» **Set problem**
Within the records that follow, restate exactly the lines from the line with "Generate a Python" down to the line with "fontsize=8.8, handlelength=2.1, handletextpad=0.4)", including both. Omit the pictures.

Source code of charts:

━━━

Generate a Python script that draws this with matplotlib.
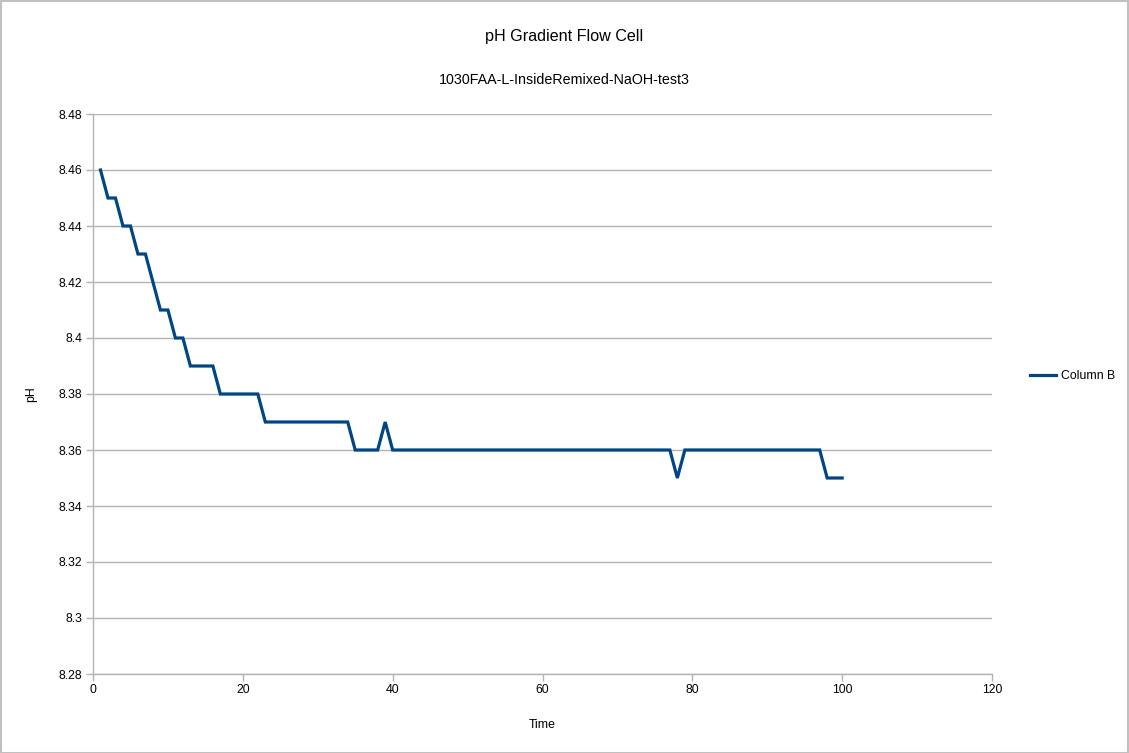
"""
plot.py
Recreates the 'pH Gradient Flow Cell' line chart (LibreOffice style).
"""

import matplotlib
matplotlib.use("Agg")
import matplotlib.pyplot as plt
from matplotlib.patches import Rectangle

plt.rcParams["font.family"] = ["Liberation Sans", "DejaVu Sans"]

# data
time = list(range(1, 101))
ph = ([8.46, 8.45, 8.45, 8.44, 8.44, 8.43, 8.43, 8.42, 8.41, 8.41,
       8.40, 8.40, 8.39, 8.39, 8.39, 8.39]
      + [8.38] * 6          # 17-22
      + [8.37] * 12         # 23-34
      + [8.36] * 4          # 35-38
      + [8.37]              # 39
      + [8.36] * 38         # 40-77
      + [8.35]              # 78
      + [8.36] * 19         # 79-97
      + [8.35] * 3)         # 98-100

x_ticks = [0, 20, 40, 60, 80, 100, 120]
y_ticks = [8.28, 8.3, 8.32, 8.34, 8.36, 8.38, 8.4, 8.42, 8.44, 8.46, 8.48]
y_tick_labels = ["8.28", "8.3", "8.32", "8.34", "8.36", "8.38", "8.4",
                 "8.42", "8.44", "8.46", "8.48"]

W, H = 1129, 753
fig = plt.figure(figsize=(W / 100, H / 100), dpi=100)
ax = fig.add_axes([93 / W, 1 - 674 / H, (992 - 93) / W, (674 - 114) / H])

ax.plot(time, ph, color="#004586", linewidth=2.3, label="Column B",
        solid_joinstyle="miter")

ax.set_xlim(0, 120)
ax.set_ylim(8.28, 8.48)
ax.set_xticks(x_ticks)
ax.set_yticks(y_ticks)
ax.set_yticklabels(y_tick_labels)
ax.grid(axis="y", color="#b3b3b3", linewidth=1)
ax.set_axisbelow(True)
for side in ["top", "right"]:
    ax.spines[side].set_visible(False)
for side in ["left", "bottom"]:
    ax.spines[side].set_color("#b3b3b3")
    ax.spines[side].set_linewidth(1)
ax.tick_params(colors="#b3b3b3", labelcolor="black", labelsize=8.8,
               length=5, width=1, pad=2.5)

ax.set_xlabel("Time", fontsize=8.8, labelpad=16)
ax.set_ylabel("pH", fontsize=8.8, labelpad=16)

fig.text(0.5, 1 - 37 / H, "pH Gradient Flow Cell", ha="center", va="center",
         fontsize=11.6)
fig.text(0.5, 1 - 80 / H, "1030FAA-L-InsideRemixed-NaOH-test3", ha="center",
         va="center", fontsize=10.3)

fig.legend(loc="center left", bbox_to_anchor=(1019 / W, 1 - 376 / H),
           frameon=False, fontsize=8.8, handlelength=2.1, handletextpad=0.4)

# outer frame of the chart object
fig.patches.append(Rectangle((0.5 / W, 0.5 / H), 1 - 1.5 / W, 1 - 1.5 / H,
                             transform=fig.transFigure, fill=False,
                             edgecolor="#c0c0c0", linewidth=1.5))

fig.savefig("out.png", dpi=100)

━━━

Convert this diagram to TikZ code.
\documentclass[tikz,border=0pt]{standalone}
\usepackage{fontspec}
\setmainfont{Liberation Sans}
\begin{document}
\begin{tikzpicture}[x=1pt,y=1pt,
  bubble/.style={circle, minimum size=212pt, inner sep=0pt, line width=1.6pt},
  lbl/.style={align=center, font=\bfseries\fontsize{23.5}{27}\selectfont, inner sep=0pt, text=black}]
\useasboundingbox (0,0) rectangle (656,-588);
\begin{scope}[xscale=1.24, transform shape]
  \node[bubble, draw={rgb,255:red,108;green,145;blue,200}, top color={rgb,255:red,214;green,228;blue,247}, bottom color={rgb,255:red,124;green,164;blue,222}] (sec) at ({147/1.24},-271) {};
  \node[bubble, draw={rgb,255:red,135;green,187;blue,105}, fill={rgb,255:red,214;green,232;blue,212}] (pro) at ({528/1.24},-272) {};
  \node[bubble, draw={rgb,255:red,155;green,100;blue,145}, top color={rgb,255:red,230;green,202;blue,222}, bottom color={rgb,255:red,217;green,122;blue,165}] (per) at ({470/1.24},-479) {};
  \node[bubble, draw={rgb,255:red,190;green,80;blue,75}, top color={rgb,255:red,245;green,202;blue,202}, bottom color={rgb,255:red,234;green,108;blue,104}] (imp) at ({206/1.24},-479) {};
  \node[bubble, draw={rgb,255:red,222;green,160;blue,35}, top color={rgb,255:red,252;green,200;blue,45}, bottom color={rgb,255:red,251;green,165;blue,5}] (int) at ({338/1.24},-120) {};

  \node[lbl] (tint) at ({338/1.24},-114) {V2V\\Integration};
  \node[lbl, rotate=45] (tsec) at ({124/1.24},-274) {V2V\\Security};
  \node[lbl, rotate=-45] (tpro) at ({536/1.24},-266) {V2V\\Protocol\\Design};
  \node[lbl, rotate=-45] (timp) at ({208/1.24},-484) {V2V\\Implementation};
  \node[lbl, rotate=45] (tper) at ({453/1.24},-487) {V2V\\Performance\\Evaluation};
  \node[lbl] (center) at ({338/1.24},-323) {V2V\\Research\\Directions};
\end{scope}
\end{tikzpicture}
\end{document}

━━━

» **Solved exercise**
Generate a Python script that draws this with matplotlib.
"""
plot.py
Recreates the 'pH Gradient Flow Cell' line chart (LibreOffice style).
"""

import matplotlib
matplotlib.use("Agg")
import matplotlib.pyplot as plt
from matplotlib.patches import Rectangle

plt.rcParams["font.family"] = ["Liberation Sans", "DejaVu Sans"]

# data
time = list(range(1, 101))
ph = ([8.46, 8.45, 8.45, 8.44, 8.44, 8.43, 8.43, 8.42, 8.41, 8.41,
       8.40, 8.40, 8.39, 8.39, 8.39, 8.39]
      + [8.38] * 6          # 17-22
      + [8.37] * 12         # 23-34
      + [8.36] * 4          # 35-38
      + [8.37]              # 39
      + [8.36] * 38         # 40-77
      + [8.35]              # 78
      + [8.36] * 19         # 79-97
      + [8.35] * 3)         # 98-100

x_ticks = [0, 20, 40, 60, 80, 100, 120]
y_ticks = [8.28, 8.3, 8.32, 8.34, 8.36, 8.38, 8.4, 8.42, 8.44, 8.46, 8.48]
y_tick_labels = ["8.28", "8.3", "8.32", "8.34", "8.36", "8.38", "8.4",
                 "8.42", "8.44", "8.46", "8.48"]

W, H = 1129, 753
fig = plt.figure(figsize=(W / 100, H / 100), dpi=100)
ax = fig.add_axes([93 / W, 1 - 674 / H, (992 - 93) / W, (674 - 114) / H])

ax.plot(time, ph, color="#004586", linewidth=2.3, label="Column B",
        solid_joinstyle="miter")

ax.set_xlim(0, 120)
ax.set_ylim(8.28, 8.48)
ax.set_xticks(x_ticks)
ax.set_yticks(y_ticks)
ax.set_yticklabels(y_tick_labels)
ax.grid(axis="y", color="#b3b3b3", linewidth=1)
ax.set_axisbelow(True)
for side in ["top", "right"]:
    ax.spines[side].set_visible(False)
for side in ["left", "bottom"]:
    ax.spines[side].set_color("#b3b3b3")
    ax.spines[side].set_linewidth(1)
ax.tick_params(colors="#b3b3b3", labelcolor="black", labelsize=8.8,
               length=5, width=1, pad=2.5)

ax.set_xlabel("Time", fontsize=8.8, labelpad=16)
ax.set_ylabel("pH", fontsize=8.8, labelpad=16)

fig.text(0.5, 1 - 37 / H, "pH Gradient Flow Cell", ha="center", va="center",
         fontsize=11.6)
fig.text(0.5, 1 - 80 / H, "1030FAA-L-InsideRemixed-NaOH-test3", ha="center",
         va="center", fontsize=10.3)

fig.legend(loc="center left", bbox_to_anchor=(1019 / W, 1 - 376 / H),
           frameon=False, fontsize=8.8, handlelength=2.1, handletextpad=0.4)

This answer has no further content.